Request
Report how many lines contain the word "React", with no other text.

○ ○ ○ ○

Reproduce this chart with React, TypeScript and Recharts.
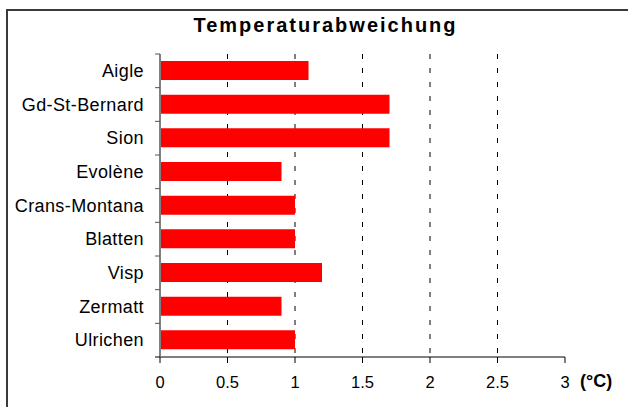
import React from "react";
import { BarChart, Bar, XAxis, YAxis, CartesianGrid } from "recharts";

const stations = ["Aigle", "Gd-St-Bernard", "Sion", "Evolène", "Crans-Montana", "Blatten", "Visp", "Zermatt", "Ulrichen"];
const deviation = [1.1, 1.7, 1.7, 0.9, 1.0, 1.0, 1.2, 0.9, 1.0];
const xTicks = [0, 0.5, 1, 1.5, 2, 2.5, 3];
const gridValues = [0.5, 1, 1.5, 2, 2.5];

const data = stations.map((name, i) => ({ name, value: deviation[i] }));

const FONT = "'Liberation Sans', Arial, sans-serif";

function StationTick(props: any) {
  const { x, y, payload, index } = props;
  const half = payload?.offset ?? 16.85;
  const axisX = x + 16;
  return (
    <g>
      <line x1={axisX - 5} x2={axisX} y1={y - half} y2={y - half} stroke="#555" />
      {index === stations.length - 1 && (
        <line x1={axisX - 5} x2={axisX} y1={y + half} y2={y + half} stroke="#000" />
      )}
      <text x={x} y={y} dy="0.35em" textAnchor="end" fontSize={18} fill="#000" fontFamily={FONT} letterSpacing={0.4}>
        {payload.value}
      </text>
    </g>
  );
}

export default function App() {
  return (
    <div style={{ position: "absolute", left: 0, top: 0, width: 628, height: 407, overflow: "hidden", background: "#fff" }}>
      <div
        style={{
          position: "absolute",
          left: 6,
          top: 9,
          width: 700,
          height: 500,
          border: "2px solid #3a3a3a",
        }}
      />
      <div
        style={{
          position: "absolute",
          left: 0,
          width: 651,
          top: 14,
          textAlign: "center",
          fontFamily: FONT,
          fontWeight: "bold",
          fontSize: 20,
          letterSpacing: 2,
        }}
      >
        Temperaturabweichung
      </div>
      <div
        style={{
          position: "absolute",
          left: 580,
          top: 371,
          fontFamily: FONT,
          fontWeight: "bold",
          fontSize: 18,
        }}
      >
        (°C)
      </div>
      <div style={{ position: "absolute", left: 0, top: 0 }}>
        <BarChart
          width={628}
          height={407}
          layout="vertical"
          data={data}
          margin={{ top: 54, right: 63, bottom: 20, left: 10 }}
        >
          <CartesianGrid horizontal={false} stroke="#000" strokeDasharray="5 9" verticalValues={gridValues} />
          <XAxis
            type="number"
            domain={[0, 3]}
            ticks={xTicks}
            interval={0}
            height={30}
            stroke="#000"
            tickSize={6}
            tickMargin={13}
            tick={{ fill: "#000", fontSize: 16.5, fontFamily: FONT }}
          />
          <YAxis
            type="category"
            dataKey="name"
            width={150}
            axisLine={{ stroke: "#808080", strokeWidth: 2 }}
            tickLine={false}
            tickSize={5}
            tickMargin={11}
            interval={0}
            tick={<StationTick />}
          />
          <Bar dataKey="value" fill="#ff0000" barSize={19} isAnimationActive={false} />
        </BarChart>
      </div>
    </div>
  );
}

○ ○ ○ ○

Exercise output
2